Dr. Bharani Nagarathnam, an associate professor at Texas A&M University’s Department of Engineering Technology and Industrial Distribution, showed the slide above recently at the Lumbermen’s Association of Texas annual meeting. The obvious reason why is that it resets the company’s focus from what staff members do to what those staff members do for the dealer’s customers. But Nagarathnam pointed to two other compelling reasons for printing new business cards.
The first reason why is that it will help your recruiting.

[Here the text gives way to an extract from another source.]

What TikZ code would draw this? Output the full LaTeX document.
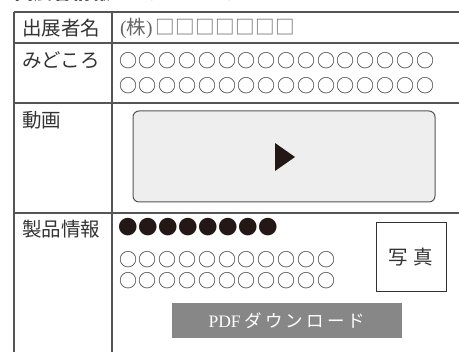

Members of Texas A&M’s Talent Development Council told Nagarathnam that the number of resumes they received per job posting went up when the title changed. “For some people, ‘sales rep’ sounds like you’re working in a call center,” Nagarathnam said. “The job doesn’t sound good compared to other industries.”

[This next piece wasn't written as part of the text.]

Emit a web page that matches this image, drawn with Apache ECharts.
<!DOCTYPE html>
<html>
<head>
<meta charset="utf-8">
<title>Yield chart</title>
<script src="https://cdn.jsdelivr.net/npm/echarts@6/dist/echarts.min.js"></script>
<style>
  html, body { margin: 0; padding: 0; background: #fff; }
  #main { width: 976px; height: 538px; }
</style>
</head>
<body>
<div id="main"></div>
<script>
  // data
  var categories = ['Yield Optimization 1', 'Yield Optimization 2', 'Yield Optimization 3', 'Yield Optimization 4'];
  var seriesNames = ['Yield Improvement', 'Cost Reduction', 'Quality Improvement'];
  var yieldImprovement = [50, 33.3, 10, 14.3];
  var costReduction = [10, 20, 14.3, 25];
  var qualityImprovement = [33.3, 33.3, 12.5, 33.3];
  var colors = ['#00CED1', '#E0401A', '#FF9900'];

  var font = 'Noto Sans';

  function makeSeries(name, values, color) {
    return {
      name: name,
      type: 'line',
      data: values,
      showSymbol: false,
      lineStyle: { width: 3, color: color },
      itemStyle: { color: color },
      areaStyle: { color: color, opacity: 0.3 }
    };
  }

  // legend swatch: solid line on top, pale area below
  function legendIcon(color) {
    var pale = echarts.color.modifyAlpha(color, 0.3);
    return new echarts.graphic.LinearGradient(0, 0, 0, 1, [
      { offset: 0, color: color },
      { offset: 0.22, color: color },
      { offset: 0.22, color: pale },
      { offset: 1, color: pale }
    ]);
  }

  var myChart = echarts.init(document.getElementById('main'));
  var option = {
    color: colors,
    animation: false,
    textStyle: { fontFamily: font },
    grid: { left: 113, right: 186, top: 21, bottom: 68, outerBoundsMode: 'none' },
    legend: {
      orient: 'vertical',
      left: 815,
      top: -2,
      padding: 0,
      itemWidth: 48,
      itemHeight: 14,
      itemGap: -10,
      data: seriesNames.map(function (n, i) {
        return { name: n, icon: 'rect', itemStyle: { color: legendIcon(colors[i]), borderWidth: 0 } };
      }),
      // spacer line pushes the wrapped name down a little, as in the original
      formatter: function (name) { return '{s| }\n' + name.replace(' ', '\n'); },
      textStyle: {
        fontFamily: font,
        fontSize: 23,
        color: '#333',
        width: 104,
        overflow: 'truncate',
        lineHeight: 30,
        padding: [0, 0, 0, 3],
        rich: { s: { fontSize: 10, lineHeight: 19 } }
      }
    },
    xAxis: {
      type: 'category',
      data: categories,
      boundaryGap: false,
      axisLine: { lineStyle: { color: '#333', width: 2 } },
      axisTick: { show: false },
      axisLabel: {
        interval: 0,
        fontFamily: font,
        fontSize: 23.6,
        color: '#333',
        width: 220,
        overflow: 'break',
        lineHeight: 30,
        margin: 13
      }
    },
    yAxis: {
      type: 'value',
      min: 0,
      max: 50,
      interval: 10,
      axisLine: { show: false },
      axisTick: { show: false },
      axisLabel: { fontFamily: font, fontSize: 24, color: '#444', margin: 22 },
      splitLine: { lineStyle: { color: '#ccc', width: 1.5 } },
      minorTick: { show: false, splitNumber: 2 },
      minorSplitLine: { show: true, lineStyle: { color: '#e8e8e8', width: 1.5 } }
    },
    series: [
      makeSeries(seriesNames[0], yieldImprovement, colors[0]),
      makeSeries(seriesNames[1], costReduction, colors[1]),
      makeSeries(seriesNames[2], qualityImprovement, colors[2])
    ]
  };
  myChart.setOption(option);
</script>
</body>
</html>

There’s also a second, deeper reason that should motive title changes, he said, and that’s because young workers today want to understand how what they do fits into the company’s overall purpose. Young people want to work at a company that they believe is doing good in the world, the professor said.
Articulating a purpose might seem useless to dealer executives who started their careers believing their job was to work hard, don’t question management, and consider a paycheck as their reward. But executives can’t operate that way today. because the labor market is far tighter than it was decades ago. “Employers no longer have the power they used to have,” Nagarathnam said. “We need to have a mindset shift from ‘You should be so glad to come work for a brand like us’ to ‘We’re so glad you chose to come work for us.”